His accomplishments are too numerous to address in total. As just two examples: in the early 1980s, Rod served as Director of Research for Parliamentary Task Forces on Federal-Provincial Fiscal Arrangements (the Bureau Task Force) and on Pension Reform (the Frith Task Force); and he was the founding President for NAMI-Canada, the Canadian section of the North American Institute, exploring the emerging structures of a North American community. 

Over the course of his extensive academic career — interspersed with numerous forays into policy work — Rod Dobell developed his specific research interests in the philosophy and processes of public administration and policy formation, including the way in which collective decisions are influenced by changing views of scientific evidence and democracy, as well as in changing structures for consultation and public participation. His most recent work looked at social capital and social cohesion in the stewardship of cultural and natural capital. 

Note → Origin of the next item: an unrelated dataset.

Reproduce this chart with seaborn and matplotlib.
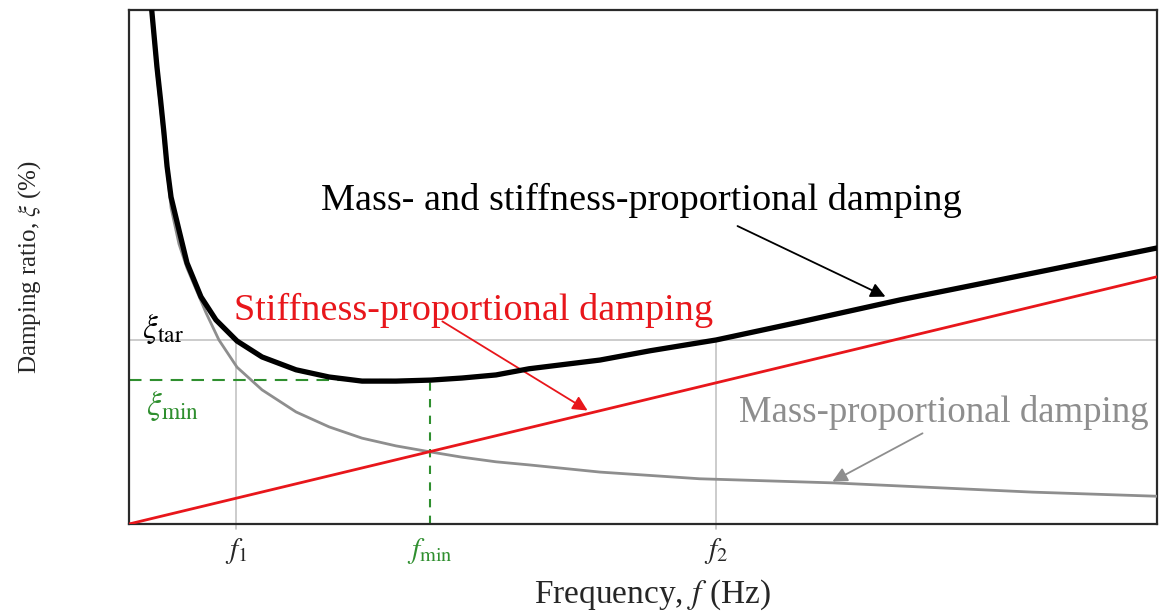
import numpy as np
import pandas as pd
import matplotlib
matplotlib.use("Agg")
import matplotlib.pyplot as plt
import seaborn as sns

# Frequency / damping-ratio samples for each damping component
freq_total = [0.21, 0.221, 0.272, 0.307, 0.340, 0.370, 0.409, 0.486, 0.564, 0.700,
              0.846, 1.051, 1.294, 1.625, 1.946, 2.267, 2.597, 2.938, 3.239, 3.570,
              3.891, 4.582, 5.068, 5.71, 6.527, 7.5, 8.47, 10.0]
xi_total = [10.3, 10.0, 8.89, 8.25, 7.61, 6.96, 6.36, 5.72, 5.08, 4.42,
            3.97, 3.56, 3.25, 3.00, 2.86, 2.78, 2.78, 2.80, 2.84, 2.90,
            3.02, 3.19, 3.37, 3.58, 3.93, 4.36, 4.75, 5.37]

freq_mass = [0.20, 0.221, 0.272, 0.340, 0.409, 0.486, 0.564, 0.613, 0.749, 0.875,
             1.051, 1.294, 1.625, 1.946, 2.267, 2.597, 2.938, 3.239, 3.570, 3.891,
             4.582, 5.55, 6.85, 7.82, 8.79, 10.0]
xi_mass = [10.3, 9.89, 8.76, 7.45, 6.15, 5.45, 4.98, 4.75, 4.11, 3.58,
           3.05, 2.61, 2.18, 1.89, 1.67, 1.52, 1.40, 1.30, 1.21, 1.15,
           1.01, 0.88, 0.80, 0.71, 0.62, 0.54]

freq_stiff = [0.0, 10.0]
xi_stiff = [0.0, 4.81]

# Reference levels
f_1, f_min, f_2 = 1.04, 2.93, 5.71
xi_tar, xi_min = 3.58, 2.80
tick_labels = [r"$f_1$", r"$f_{\rm min}$", r"$f_2$"]

sns.set_theme(style="white")
plt.rcParams["font.family"] = ["Liberation Serif", "DejaVu Serif"]
plt.rcParams["mathtext.fontset"] = "stix"
plt.rcParams["lines.solid_joinstyle"] = "round"

fig = plt.figure(figsize=(11.61, 6.12), dpi=100)
ax = fig.add_axes([129 / 1161, 88 / 612, 1028 / 1161, 514 / 612])

df_total = pd.DataFrame({"f": freq_total, "xi": xi_total})
df_mass = pd.DataFrame({"f": freq_mass, "xi": xi_mass})
df_stiff = pd.DataFrame({"f": freq_stiff, "xi": xi_stiff})

green = "#2f8f2f"
lgray = "#c4c4c4"
mgray = "#8e8e8e"
red = "#e8161b"

# Target and minimum guide lines
ax.axhline(xi_tar, color=lgray, lw=1.2, zorder=1)
ax.plot([f_1, f_1], [-0.1, xi_tar], color=lgray, lw=1.2, zorder=1, clip_on=False)
ax.plot([f_2, f_2], [-0.1, xi_tar], color=lgray, lw=1.2, zorder=1, clip_on=False)
ax.plot([0, f_min], [xi_min, xi_min], color=green, lw=1.5, ls=(0, (6, 4)), zorder=2)
ax.plot([f_min, f_min], [0, xi_min], color=green, lw=1.5, ls=(0, (4, 4)), zorder=2)

sns.lineplot(data=df_mass, x="f", y="xi", color=mgray, lw=2.0, ax=ax, zorder=3)
sns.lineplot(data=df_stiff, x="f", y="xi", color=red, lw=2.0, ax=ax, zorder=4)
sns.lineplot(data=df_total, x="f", y="xi", color="black", lw=3.8, ax=ax, zorder=5)

ax.set_xlim(0, 10)
ax.set_ylim(0, 10)

ax.set_xticks([f_1, f_min, f_2])
ax.set_xticklabels(tick_labels, fontsize=21)
ax.get_xticklabels()[1].set_color(green)
ax.tick_params(axis="x", length=0, pad=9)
ax.set_yticks([])

ax.set_xlabel(r"Frequency, $f$ (Hz)", fontsize=24, labelpad=6)
ax.xaxis.set_label_coords(0.509, -0.105)
ax.set_ylabel(r"Damping ratio, $\xi$ (%)", fontsize=18, labelpad=62)

for s in ax.spines.values():
    s.set_visible(True)
    s.set_color("#2a2a2a")
    s.set_linewidth(1.6)

# Level labels
ax.text(0.13, 3.80, r"$\xi_{\rm tar}$", fontsize=24, color="black", ha="left", va="center")
ax.text(0.17, 2.30, r"$\xi_{\rm min}$", fontsize=24, color=green, ha="left", va="center")

# Curve annotations
ax.text(4.985, 6.30, "Mass- and stiffness-proportional damping", fontsize=27.5,
        color="black", ha="center", va="center")
ax.annotate("", xy=(7.383, 4.40), xytext=(5.895, 5.82),
            arrowprops=dict(arrowstyle="-|>", color="black", lw=1.3, mutation_scale=22))

ax.text(3.356, 4.16, "Stiffness-proportional damping", fontsize=27.5,
        color=red, ha="center", va="center")
ax.annotate("", xy=(4.484, 2.18), xytext=(3.025, 3.97),
            arrowprops=dict(arrowstyle="-|>", color=red, lw=1.3, mutation_scale=22))

ax.text(7.93, 2.16, "Mass-proportional damping", fontsize=26.5,
        color=mgray, ha="center", va="center")
ax.annotate("", xy=(6.819, 0.80), xytext=(7.743, 1.79),
            arrowprops=dict(arrowstyle="-|>", color=mgray, lw=1.3, mutation_scale=22))

fig.savefig("out.png", dpi=100)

In 2011, a symposium was organized in Rod’s honour, which resulted in the published volume A Subtle Balance: Expertise, Evidence, and Democracy in Public Policy and Governance, 1970-2010. Editor: Edward A. Parson. McGill-Queen's University Press, 2015. I was honoured to add a chapter, inspired by some of the many conversations we had over the years about the intersection of computer technology and policymaking, speculating on “The Future of Computer-Supported Policy Analysis: Collaboration, Openness, Collective Intelligence, and Competition” — some of which, more than a decade later, still rings true.